── EXTRACTED INFORMATION

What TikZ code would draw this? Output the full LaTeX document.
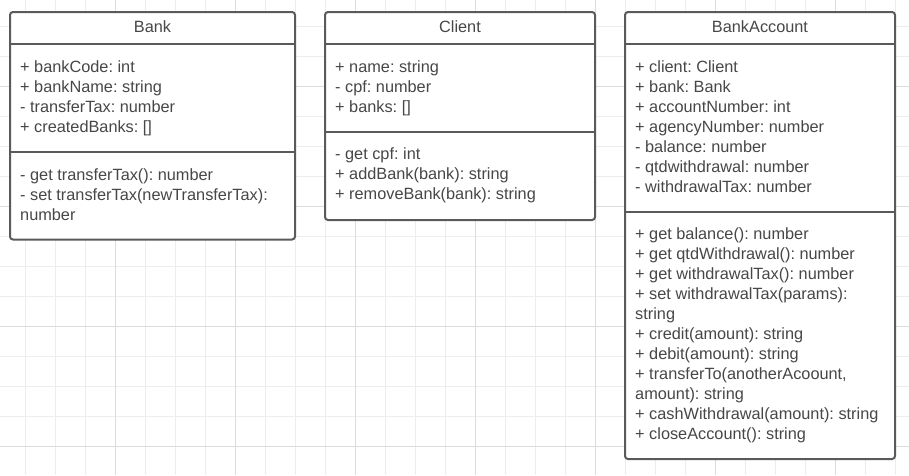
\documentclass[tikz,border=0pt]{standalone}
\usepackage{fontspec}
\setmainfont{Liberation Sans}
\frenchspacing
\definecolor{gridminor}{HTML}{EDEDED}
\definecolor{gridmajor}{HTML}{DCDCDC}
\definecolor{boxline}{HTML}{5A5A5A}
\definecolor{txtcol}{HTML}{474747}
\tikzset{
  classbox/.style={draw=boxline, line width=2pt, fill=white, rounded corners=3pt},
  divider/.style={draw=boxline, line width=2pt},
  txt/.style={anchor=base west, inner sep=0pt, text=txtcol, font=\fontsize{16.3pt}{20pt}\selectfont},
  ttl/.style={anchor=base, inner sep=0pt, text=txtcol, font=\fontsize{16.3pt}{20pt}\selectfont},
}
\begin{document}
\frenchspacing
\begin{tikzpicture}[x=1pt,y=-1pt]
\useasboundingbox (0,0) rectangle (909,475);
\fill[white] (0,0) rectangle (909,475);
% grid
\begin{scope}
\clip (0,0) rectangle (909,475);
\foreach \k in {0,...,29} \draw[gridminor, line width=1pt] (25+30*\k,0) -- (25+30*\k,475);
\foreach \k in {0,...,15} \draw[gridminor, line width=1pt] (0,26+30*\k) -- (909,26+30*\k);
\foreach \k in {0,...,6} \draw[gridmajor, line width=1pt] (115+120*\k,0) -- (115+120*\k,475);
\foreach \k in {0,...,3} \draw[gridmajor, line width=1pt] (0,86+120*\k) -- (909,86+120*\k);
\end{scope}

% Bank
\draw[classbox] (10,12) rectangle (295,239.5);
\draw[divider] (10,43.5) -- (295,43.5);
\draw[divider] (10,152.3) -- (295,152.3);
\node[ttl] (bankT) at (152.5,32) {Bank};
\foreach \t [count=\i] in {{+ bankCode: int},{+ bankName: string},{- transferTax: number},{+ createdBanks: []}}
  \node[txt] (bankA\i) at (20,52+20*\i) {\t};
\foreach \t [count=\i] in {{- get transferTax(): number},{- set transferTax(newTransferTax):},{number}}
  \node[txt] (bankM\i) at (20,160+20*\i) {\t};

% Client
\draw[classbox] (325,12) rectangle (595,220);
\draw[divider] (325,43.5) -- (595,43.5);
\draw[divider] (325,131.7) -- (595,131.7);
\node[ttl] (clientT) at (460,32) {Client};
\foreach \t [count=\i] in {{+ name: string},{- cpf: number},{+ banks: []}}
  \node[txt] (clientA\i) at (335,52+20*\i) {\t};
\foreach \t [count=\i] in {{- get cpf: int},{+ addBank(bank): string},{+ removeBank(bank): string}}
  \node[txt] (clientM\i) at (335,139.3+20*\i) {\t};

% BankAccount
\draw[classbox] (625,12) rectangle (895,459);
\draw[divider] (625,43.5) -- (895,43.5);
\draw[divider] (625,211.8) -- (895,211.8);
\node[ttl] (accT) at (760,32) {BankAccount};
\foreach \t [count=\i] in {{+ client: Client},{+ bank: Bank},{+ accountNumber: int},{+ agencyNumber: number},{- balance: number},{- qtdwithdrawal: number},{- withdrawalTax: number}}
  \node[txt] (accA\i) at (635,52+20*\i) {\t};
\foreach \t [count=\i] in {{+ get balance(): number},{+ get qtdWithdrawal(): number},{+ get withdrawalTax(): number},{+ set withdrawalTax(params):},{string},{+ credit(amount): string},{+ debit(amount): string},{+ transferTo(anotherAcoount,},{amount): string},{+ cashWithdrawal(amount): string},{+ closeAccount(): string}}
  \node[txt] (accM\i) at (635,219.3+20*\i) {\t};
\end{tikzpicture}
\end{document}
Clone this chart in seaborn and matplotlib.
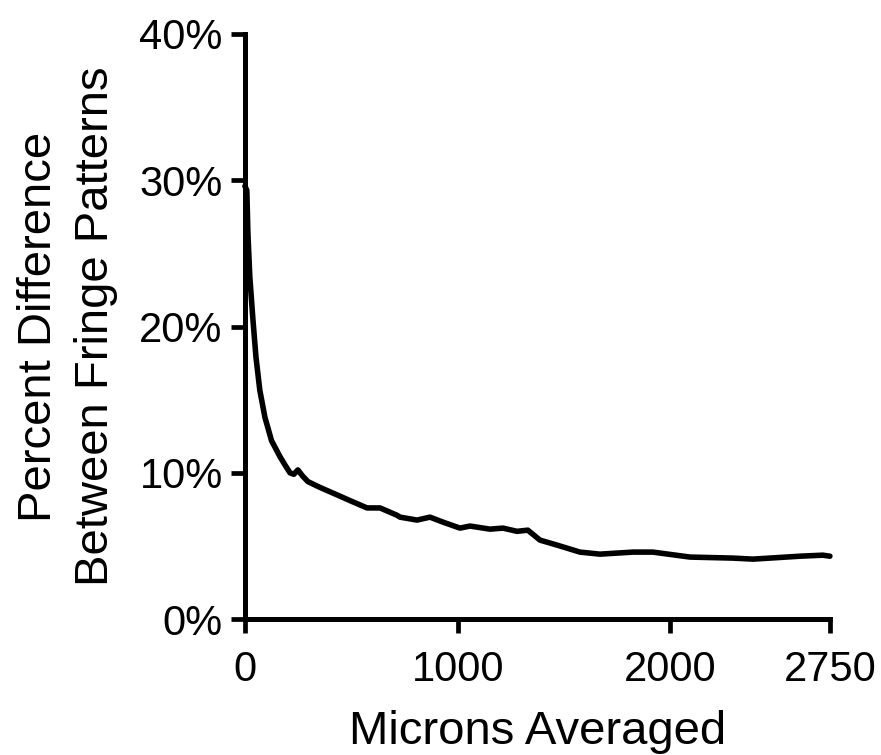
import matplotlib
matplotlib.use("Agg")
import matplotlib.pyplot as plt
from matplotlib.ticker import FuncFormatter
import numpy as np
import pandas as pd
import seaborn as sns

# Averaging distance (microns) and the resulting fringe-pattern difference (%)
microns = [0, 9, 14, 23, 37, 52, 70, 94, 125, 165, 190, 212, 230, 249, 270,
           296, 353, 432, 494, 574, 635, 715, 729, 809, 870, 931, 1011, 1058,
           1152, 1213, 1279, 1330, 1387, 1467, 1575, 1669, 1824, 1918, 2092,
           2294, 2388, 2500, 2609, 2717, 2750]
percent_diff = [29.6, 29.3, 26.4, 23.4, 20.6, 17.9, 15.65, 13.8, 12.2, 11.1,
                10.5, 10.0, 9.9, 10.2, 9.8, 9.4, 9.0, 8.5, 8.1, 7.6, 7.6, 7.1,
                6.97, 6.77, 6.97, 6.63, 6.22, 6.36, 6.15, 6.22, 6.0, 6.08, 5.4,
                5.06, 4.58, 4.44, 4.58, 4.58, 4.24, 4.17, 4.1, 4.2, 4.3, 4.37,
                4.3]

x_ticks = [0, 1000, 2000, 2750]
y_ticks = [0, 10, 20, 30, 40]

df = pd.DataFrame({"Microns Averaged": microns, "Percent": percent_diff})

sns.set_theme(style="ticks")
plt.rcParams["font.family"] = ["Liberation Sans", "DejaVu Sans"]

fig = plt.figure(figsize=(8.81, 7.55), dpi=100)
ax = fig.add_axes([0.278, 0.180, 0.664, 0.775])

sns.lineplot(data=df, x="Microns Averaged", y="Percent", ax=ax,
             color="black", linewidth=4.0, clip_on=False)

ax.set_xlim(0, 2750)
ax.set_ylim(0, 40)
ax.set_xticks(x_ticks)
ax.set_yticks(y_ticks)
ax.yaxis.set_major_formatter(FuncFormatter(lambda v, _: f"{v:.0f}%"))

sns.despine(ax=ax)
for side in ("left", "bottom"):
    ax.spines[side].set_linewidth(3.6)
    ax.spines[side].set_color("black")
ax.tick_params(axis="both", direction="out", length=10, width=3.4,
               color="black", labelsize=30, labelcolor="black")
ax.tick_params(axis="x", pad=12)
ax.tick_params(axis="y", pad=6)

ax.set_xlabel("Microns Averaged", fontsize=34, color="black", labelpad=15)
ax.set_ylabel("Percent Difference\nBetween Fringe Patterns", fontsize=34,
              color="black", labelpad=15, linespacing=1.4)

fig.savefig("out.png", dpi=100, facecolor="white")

────

**EXERCISE DETAILS:** For the material above, give again only the lines starting at the line that contains "Clone this chart in seaborn and matplotlib." and ending at the line that contains "import seaborn as sns". Pictures do not belong in the copy.

**FINAL RESULT:**
Clone this chart in seaborn and matplotlib.
import matplotlib
matplotlib.use("Agg")
import matplotlib.pyplot as plt
from matplotlib.ticker import FuncFormatter
import numpy as np
import pandas as pd
import seaborn as sns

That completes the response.